▸ Given exercise
Quote, verbatim, all material below, without pictures.

▸ Provided material
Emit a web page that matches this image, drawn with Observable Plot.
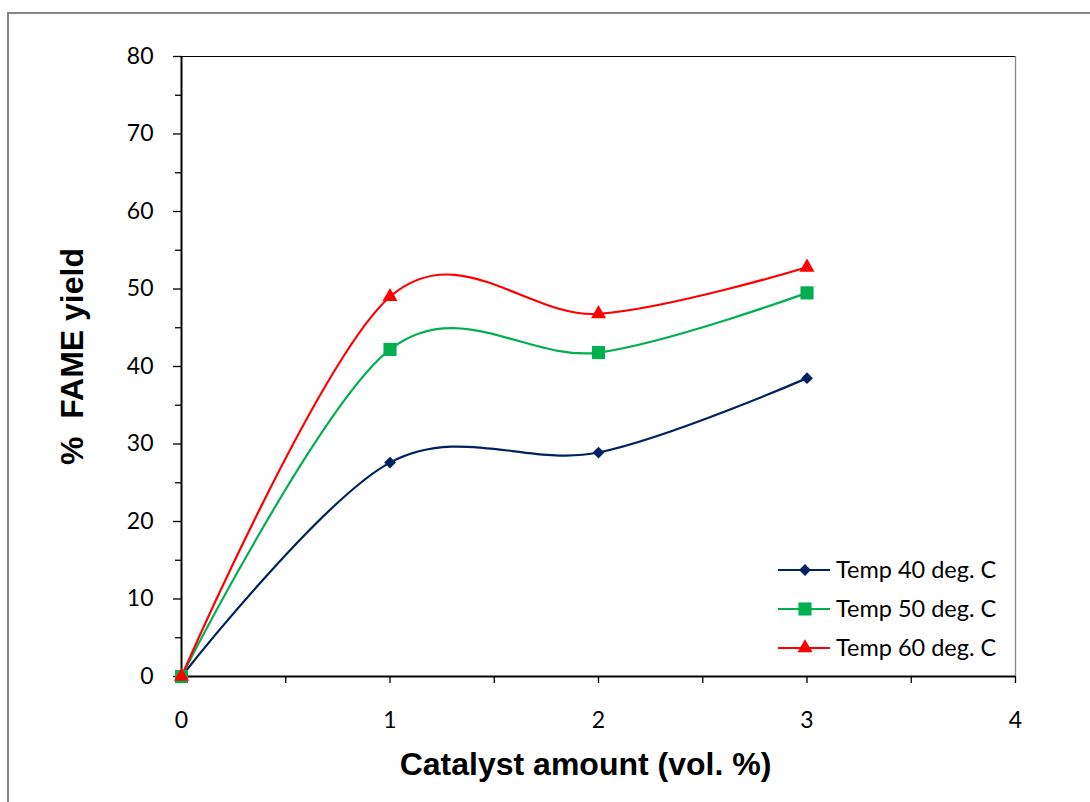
<!DOCTYPE html>
<html>
<head>
<meta charset="utf-8">
<script src="https://cdn.jsdelivr.net/npm/d3@7"></script>
<script src="https://cdn.jsdelivr.net/npm/@observablehq/plot@0.6"></script>
<style>
  html, body { margin: 0; padding: 0; background: #fff; }
  #wrap { position: relative; width: 1090px; height: 802px; overflow: hidden; }
  #border { position: absolute; left: 7px; top: 12px; width: 1200px; height: 1000px;
            border-left: 2px solid #878787; border-top: 2px solid #878787; }
  #chart { position: absolute; left: 0; top: 0; }
  #legend { position: absolute; left: 0; top: 0; }
  #chart [aria-label$="tick label"], #chart [aria-label$="tick label"] text { font-size: 23px; font-family: Lato, 'Open Sans', sans-serif; }
</style>
</head>
<body>
<div id="wrap"><div id="border"></div><div id="chart"></div><svg id="legend" width="1090" height="802"></svg></div>
<script>
const catalyst = [0, 1, 2, 3];
const temp40 = [0, 27.6, 28.9, 38.5];
const temp50 = [0, 42.2, 41.8, 49.5];
const temp60 = [0, 49.0, 46.8, 52.8];
const seriesNames = ["Temp 40 deg. C", "Temp 50 deg. C", "Temp 60 deg. C"];
const seriesColors = ["#002060", "#00B050", "#FF0000"];
const seriesSymbols = ["diamond2", "square", "triangle"];
const seriesR = [5.3, 7.4, 5.6];
const yTicks = [0, 10, 20, 30, 40, 50, 60, 70, 80];
const yMinor = [5, 15, 25, 35, 45, 55, 65, 75];
const xTicks = [0, 1, 2, 3, 4];
const xMinor = [0.5, 1.5, 2.5, 3.5];

const allVals = [temp40, temp50, temp60];
const data = [];
allVals.forEach((vals, i) => vals.forEach((v, j) => data.push({series: seriesNames[i], x: catalyst[j], y: v})));

const tickFont = "Lato, 'Open Sans', sans-serif";
const titleFont = "'Liberation Sans', Arial, sans-serif";

const marks = [
  Plot.ruleY([80], {stroke: "#000", strokeWidth: 1}),
  Plot.ruleX([4], {stroke: "#878787", strokeWidth: 1.3}),
  Plot.axisY({ticks: yMinor, tickSize: 6, tickFormat: () => "", stroke: "#000", strokeWidth: 1.3, label: null}),
  Plot.axisY({ticks: yTicks, tickSize: 8, tickPadding: 20, tickFormat: d3.format("d"), fontSize: 23, stroke: "#000", strokeWidth: 1.3, label: null}),
  Plot.axisX({ticks: xMinor, tickSize: 7, tickFormat: () => "", stroke: "#000", strokeWidth: 1.3, label: null}),
  Plot.axisX({ticks: xTicks, tickSize: 7, tickPadding: 28, tickFormat: d3.format("d"), fontSize: 23, stroke: "#000", strokeWidth: 1.3, label: null}),
];
seriesNames.forEach((name, i) => {
  const d = data.filter(r => r.series === name);
  marks.push(Plot.line(d, {x: "x", y: "y", curve: "cardinal", tension: 0, stroke: seriesColors[i], strokeWidth: 2.2}));
});
marks.push(Plot.ruleX([0], {stroke: "#000", strokeWidth: 2}));
marks.push(Plot.ruleY([0], {stroke: "#000", strokeWidth: 2.2}));
seriesNames.forEach((name, i) => {
  const d = data.filter(r => r.series === name);
  marks.push(Plot.dot(d, {x: "x", y: "y", symbol: () => seriesSymbols[i], r: seriesR[i], fill: seriesColors[i], stroke: "none"}));
});
marks.push(Plot.text(["Catalyst amount (vol. %)"], {frameAnchor: "bottom", dx: -13, dy: 88, lineAnchor: "middle", textAnchor: "middle", fontSize: 32, fontWeight: "bold", fontFamily: titleFont, fill: "#000"}));
marks.push(Plot.text(["%  FAME yield"], {frameAnchor: "left", dx: -109, dy: -10, rotate: -90, lineAnchor: "middle", textAnchor: "middle", fontSize: 32, fontWeight: "bold", fontFamily: titleFont, fill: "#000"}));

const chart = Plot.plot({
  width: 1090,
  height: 802,
  marginLeft: 181,
  marginRight: 75,
  marginTop: 56,
  marginBottom: 126,
  style: {fontFamily: tickFont, fontSize: "23px", color: "#000", background: "transparent", overflow: "visible"},
  x: {domain: [0, 4]},
  y: {domain: [0, 80]},
  marks
});
document.getElementById("chart").appendChild(chart);

// legend
const lg = d3.select("#legend");
const symMap = {diamond2: d3.symbolDiamond2, square: d3.symbolSquare, triangle: d3.symbolTriangle};
seriesNames.forEach((name, i) => {
  const y = 570 + i * 39;
  lg.append("line").attr("x1", 778).attr("x2", 830).attr("y1", y).attr("y2", y)
    .attr("stroke", seriesColors[i]).attr("stroke-width", 2.2);
  lg.append("path").attr("transform", `translate(805,${y})`)
    .attr("d", d3.symbol(symMap[seriesSymbols[i]], Math.PI * seriesR[i] * seriesR[i])())
    .attr("fill", seriesColors[i]);
  lg.append("text").attr("x", 836).attr("y", y).attr("dy", "0.35em")
    .attr("font-family", tickFont).attr("font-size", 23.5).attr("fill", "#000").text(name);
});
</script>
</body>
</html>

▸ Task result
Emit a web page that matches this image, drawn with Observable Plot.
<!DOCTYPE html>
<html>
<head>
<meta charset="utf-8">
<script src="https://cdn.jsdelivr.net/npm/d3@7"></script>
<script src="https://cdn.jsdelivr.net/npm/@observablehq/plot@0.6"></script>
<style>
  html, body { margin: 0; padding: 0; background: #fff; }
  #wrap { position: relative; width: 1090px; height: 802px; overflow: hidden; }
  #border { position: absolute; left: 7px; top: 12px; width: 1200px; height: 1000px;
            border-left: 2px solid #878787; border-top: 2px solid #878787; }
  #chart { position: absolute; left: 0; top: 0; }
  #legend { position: absolute; left: 0; top: 0; }
  #chart [aria-label$="tick label"], #chart [aria-label$="tick label"] text { font-size: 23px; font-family: Lato, 'Open Sans', sans-serif; }
</style>
</head>
<body>
<div id="wrap"><div id="border"></div><div id="chart"></div><svg id="legend" width="1090" height="802"></svg></div>
<script>
const catalyst = [0, 1, 2, 3];
const temp40 = [0, 27.6, 28.9, 38.5];
const temp50 = [0, 42.2, 41.8, 49.5];
const temp60 = [0, 49.0, 46.8, 52.8];
const seriesNames = ["Temp 40 deg. C", "Temp 50 deg. C", "Temp 60 deg. C"];
const seriesColors = ["#002060", "#00B050", "#FF0000"];
const seriesSymbols = ["diamond2", "square", "triangle"];
const seriesR = [5.3, 7.4, 5.6];
const yTicks = [0, 10, 20, 30, 40, 50, 60, 70, 80];
const yMinor = [5, 15, 25, 35, 45, 55, 65, 75];
const xTicks = [0, 1, 2, 3, 4];
const xMinor = [0.5, 1.5, 2.5, 3.5];

const allVals = [temp40, temp50, temp60];
const data = [];
allVals.forEach((vals, i) => vals.forEach((v, j) => data.push({series: seriesNames[i], x: catalyst[j], y: v})));

const tickFont = "Lato, 'Open Sans', sans-serif";
const titleFont = "'Liberation Sans', Arial, sans-serif";

const marks = [
  Plot.ruleY([80], {stroke: "#000", strokeWidth: 1}),
  Plot.ruleX([4], {stroke: "#878787", strokeWidth: 1.3}),
  Plot.axisY({ticks: yMinor, tickSize: 6, tickFormat: () => "", stroke: "#000", strokeWidth: 1.3, label: null}),
  Plot.axisY({ticks: yTicks, tickSize: 8, tickPadding: 20, tickFormat: d3.format("d"), fontSize: 23, stroke: "#000", strokeWidth: 1.3, label: null}),
  Plot.axisX({ticks: xMinor, tickSize: 7, tickFormat: () => "", stroke: "#000", strokeWidth: 1.3, label: null}),
  Plot.axisX({ticks: xTicks, tickSize: 7, tickPadding: 28, tickFormat: d3.format("d"), fontSize: 23, stroke: "#000", strokeWidth: 1.3, label: null}),
];
seriesNames.forEach((name, i) => {
  const d = data.filter(r => r.series === name);
  marks.push(Plot.line(d, {x: "x", y: "y", curve: "cardinal", tension: 0, stroke: seriesColors[i], strokeWidth: 2.2}));
});
marks.push(Plot.ruleX([0], {stroke: "#000", strokeWidth: 2}));
marks.push(Plot.ruleY([0], {stroke: "#000", strokeWidth: 2.2}));
seriesNames.forEach((name, i) => {
  const d = data.filter(r => r.series === name);
  marks.push(Plot.dot(d, {x: "x", y: "y", symbol: () => seriesSymbols[i], r: seriesR[i], fill: seriesColors[i], stroke: "none"}));
});
marks.push(Plot.text(["Catalyst amount (vol. %)"], {frameAnchor: "bottom", dx: -13, dy: 88, lineAnchor: "middle", textAnchor: "middle", fontSize: 32, fontWeight: "bold", fontFamily: titleFont, fill: "#000"}));
marks.push(Plot.text(["%  FAME yield"], {frameAnchor: "left", dx: -109, dy: -10, rotate: -90, lineAnchor: "middle", textAnchor: "middle", fontSize: 32, fontWeight: "bold", fontFamily: titleFont, fill: "#000"}));

const chart = Plot.plot({
  width: 1090,
  height: 802,
  marginLeft: 181,
  marginRight: 75,
  marginTop: 56,
  marginBottom: 126,
  style: {fontFamily: tickFont, fontSize: "23px", color: "#000", background: "transparent", overflow: "visible"},
  x: {domain: [0, 4]},
  y: {domain: [0, 80]},
  marks
});
document.getElementById("chart").appendChild(chart);

// legend
const lg = d3.select("#legend");
const symMap = {diamond2: d3.symbolDiamond2, square: d3.symbolSquare, triangle: d3.symbolTriangle};
seriesNames.forEach((name, i) => {
  const y = 570 + i * 39;
  lg.append("line").attr("x1", 778).attr("x2", 830).attr("y1", y).attr("y2", y)
    .attr("stroke", seriesColors[i]).attr("stroke-width", 2.2);
  lg.append("path").attr("transform", `translate(805,${y})`)
    .attr("d", d3.symbol(symMap[seriesSymbols[i]], Math.PI * seriesR[i] * seriesR[i])())
    .attr("fill", seriesColors[i]);
  lg.append("text").attr("x", 836).attr("y", y).attr("dy", "0.35em")
    .attr("font-family", tickFont).attr("font-size", 23.5).attr("fill", "#000").text(name);
});
</script>
</body>
</html>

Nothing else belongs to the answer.